“O pai meu esteve mobilizado na Guiné-Bissau. Diria que ele trouxe a guerra dentro dele e numa pequena mala que escondia na parte de cima do armário do seu quarto. Uma mala à qual eu tentei sempre aceder, mas esta não se abriu. Nem o meu pai”. “Cartas da Guerra (61-74)”, o mais recente espetáculo de Ricardo Correia, nasce com uma carta que ele, como filho, escreve no tempo presente, 2023, ao seu pai em 1972. Como tantas outras peças que escreveu, também esta nasce para combater um longo silêncio, para escancarar as feridas – as nossas e de outras gerações.
Nascido há 44 anos numa terra pequena em Barcelinhos, sob a proteção da avó materna, Ricardo Correia começou a fazer teatro na adolescência. Primeiro no clube de teatro da secundária de Barcelos, depois, na companhia de teatro amadora A Capoeira, e no Teatro Universitário do Minho, antes de começar como profissional em 2001 no Porto no Teatro Nacional São João, onde fez o seu primeiro espetáculo.
Em 2014 concebeu “O meu país é o que o mar não quer”, peça de teatro documental nasceu da estadia de Ricardo Correia em Londres, em 2013, enquanto bolseiro da Fundação Calouste Gulbenkian e foi construído a partir do seu relato pessoal e de testemunhos de emigrantes portugueses qualificados que foram “obrigados” a sair de Portugal durante os anos de incerteza da Troika.
“Foi um espetáculo que me levou a resignificar a ideia de criador, numa complementaridade entre a interpretação, encenação e criação dramatúrgica”, recorda.
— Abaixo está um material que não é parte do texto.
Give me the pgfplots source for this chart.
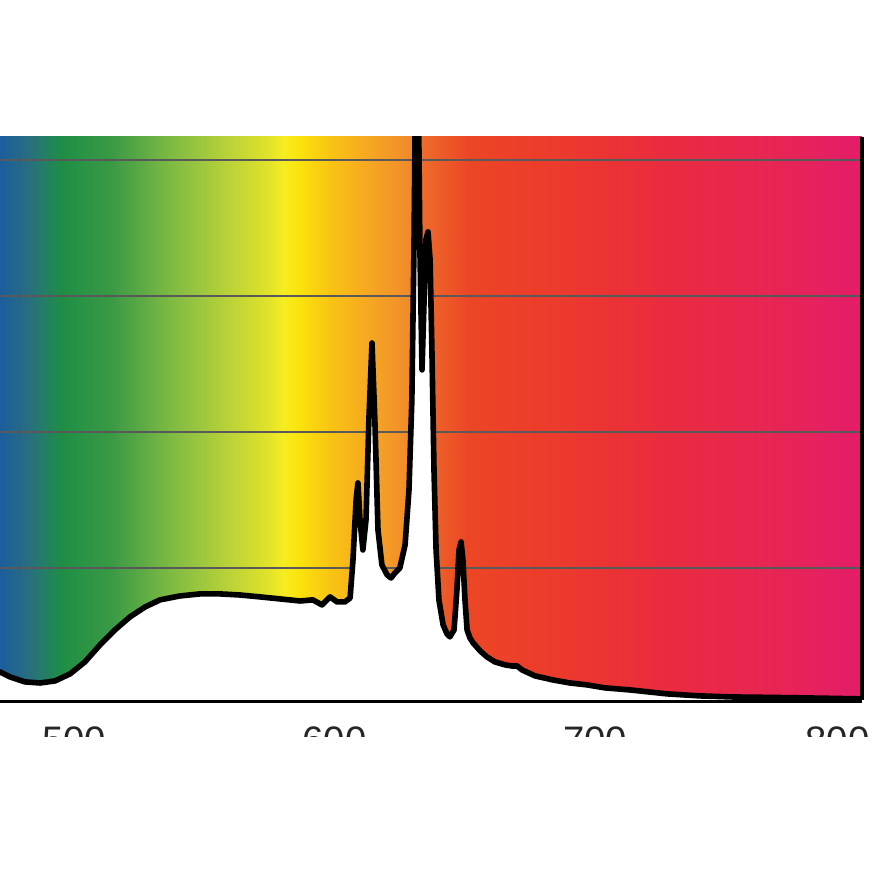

Diretor artístico da Casa da Esquina, em Coimbra, o encenador, dramaturgo e professor já trabalhou em mais de quarenta espetáculos como ator com vários encenadores e estruturas. Respira teatro como quem respira vida. “Considero a arte, e o teatro um espaço de resistência à cultura da banalidade. Um espaço de escolhas. Tudo o que faz parte do teatro serve como um radar do mundo. Para o perscrutar. Para revelar o belo e o grotesco, o esplendor e a negritude. É também um meio de encantar. De contar histórias. De nos chocar, como um banho de água fria. Serve para inventar algo novo. Claro, que a arte que faço, se pode afirmar socialmente engajada. Como um sensor que mede os níveis de glicémia do mundo. As baixas e as altas. O teatro como um registo do nosso tempo. Um testemunho dos acontecimentos. Um registo que documenta a ação do humano e questiona o curso da história e das nossas histórias. A minha, a tua. Já não as histórias épicas, mas as histórias de cada um de nós. As micronarrativas. A batida do coração da sociedade. Pode servir para se fazer transmissão de memórias. Ou só para estar com outros. É um espaço de partilha. Um tempo entre quem faz e quem vê. Um tempo fora do tempo. Uma suspensão na aceleração da vida”.
Mas o teatro é também uma forma de exorcizar velhos demónios, como em “Cartas da Guerra (61-74)”, que estreia a 25 de março no Cineteatro de Estarreja e chega nos dias 30 e 31 a Coimbra (Teatro Académico Gil Vicente). Uma peça apoiada na investigação de Joana Pontes sobre 13 anos de correspondência entre militares mobilizados para a Guerra Colonial e no testemunho de seus familiares, que revela o que ficou nas entrelinhas e escapou à censura do regime fascista: “as lacunas, subjetividades e silêncios de uma guerra que continua guardada dentro de cada um.”